Stefano è la tradizione viva. In lui continua la storia di Gesù. Egli, come il suo Maestro e Signore, testimonia un amore più forte della morte. Il suo morire è dare la vita per fratelli che lo uccidono. Il suo volto, trasfigurato dalla Parola che incarna, è presagio di risurrezione. Siamo al cuore del Vangelo.
Il suo martirio è il culmine del cristianesimo primitivo. Il dono che fa di sé completa la testimonianza a Gerusalemme. È anche seme fecondo, da cui germoglierà Paolo, apostolo delle genti. La Chiesa nasce dal sangue dei martiri. La nostra non è una religione fatta di leggi, dottrine o liturgie. È una persona! Non il Papa o il capo carismatico, ma Gesù. Cristiano è chi ama Gesù e tutti i fratelli, lontani e vicini, più della propria vita.
L’umanità è riscattata dai martiri: in un mondo senza valore, per loro la vita vale davvero la vita. Essi ci ricordano la sapienza cristiana. Anche le migliaia di cristiani uccisi nel 2012 - «dal» potere e non «per» il potere! - mostrano che solo la croce di Gesù rivela Dio e salva l’uomo. Tutta la sapienza di Paolo si compendia in Gesù crocifisso (1Cor 2,2). La sua evangelizzazione mira a «dipingerlo davanti agli occhi» degli ascoltatori (Gal 3,1). Contemplare il suo amore incondizionato ci porta a rispondere all’amore con l’amore: «Questa vita nella carne la vivo nella fede del Figlio di Dio, che mi ha amato e ha dato se stesso per me» (Gal 2,20).
Il quinto Vangelo è ciascuno di noi.

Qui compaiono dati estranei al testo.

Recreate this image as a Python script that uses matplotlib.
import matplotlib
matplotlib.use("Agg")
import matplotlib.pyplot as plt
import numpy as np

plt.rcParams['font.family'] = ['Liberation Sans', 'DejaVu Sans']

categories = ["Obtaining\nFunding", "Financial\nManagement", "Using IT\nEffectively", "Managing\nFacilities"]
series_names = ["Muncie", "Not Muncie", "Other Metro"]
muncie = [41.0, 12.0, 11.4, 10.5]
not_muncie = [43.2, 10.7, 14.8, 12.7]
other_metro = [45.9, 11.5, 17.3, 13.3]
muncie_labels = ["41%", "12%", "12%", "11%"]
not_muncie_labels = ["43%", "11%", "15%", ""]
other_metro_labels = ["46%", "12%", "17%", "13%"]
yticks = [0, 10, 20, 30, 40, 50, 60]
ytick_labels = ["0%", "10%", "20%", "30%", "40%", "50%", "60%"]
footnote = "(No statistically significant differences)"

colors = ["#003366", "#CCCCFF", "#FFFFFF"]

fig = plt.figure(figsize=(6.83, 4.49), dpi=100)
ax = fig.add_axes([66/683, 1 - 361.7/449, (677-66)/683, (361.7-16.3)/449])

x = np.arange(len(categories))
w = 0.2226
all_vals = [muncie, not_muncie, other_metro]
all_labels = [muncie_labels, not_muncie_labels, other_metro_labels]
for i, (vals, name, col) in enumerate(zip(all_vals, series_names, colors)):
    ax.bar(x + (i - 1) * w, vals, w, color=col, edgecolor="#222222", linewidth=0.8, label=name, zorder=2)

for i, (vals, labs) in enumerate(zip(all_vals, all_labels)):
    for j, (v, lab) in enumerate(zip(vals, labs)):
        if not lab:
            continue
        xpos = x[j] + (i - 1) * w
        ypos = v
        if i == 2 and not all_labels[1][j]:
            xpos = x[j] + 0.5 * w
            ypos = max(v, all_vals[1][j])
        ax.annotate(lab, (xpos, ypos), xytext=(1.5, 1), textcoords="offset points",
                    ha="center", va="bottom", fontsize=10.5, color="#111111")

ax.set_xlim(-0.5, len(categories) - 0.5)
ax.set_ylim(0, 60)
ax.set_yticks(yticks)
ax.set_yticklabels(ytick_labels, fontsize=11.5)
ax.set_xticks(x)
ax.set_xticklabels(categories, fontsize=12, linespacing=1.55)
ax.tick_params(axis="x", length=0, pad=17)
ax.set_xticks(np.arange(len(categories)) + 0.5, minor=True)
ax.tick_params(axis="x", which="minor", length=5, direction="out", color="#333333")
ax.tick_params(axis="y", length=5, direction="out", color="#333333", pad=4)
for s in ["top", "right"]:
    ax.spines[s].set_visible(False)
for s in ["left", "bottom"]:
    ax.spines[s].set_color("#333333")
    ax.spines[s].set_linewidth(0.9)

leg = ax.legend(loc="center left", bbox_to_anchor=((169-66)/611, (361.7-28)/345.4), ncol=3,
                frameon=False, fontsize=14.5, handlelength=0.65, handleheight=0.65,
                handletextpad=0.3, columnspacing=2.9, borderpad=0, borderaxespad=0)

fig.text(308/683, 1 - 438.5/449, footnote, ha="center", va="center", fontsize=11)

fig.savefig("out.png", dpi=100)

Dice Paolo: «Voi siete una lettera di Cristo composta da noi, scritta non con inchiostro, ma con lo Spirito del Dio vivente, non su tavole di pietra, ma sulle tavole di carne dei vostri cuori» (2Cor 3,3).
La vita o la si dona o la si perde: «Chi vuol salvare la propria vita, la perderà; chi invece perderà la sua vita per me, la salverà» (Lc 9,24). Tutti siamo chiamati al martirio. È per lo più incruento. Consiste nel portare «ogni giorno la croce» (Lc 9,23) di una vita a servizio degli altri. La forza ci viene dall’eucarestia, dove Gesù ci comanda: «Amatevi come io ho amato voi».
Ci sono stati e ci saranno sempre martiri uccisi «per il nome di Gesù». Ma ci sono pure altri che, «come Gesù», sono uccisi per difendere i poveri. Infine ci sono quelli che, senza conoscerlo, «sono Gesù». Sono quella moltitudine di uomini che vivono in modo disumano per colpa altrui. In quest’ingiustizia noi cristiani abbiamo un’alta quota di partecipazione. Questa «massa dannata» sono «l’Agnello di Dio che porta su di sé il male del mondo». Sono «il Servo sofferente di Jahweh», «il Cristo crocifisso», centro della nostra fede, luogo teologico di ogni riflessione che si possa chiamare cristiana. Da sempre, e oggi in modo più evidente, la nostra salvezza viene da loro. Con questi si è identificato il Signore. Ciò che facciamo all’ultimo di loro, lo facciamo a lui stesso (Mt 25,40.45).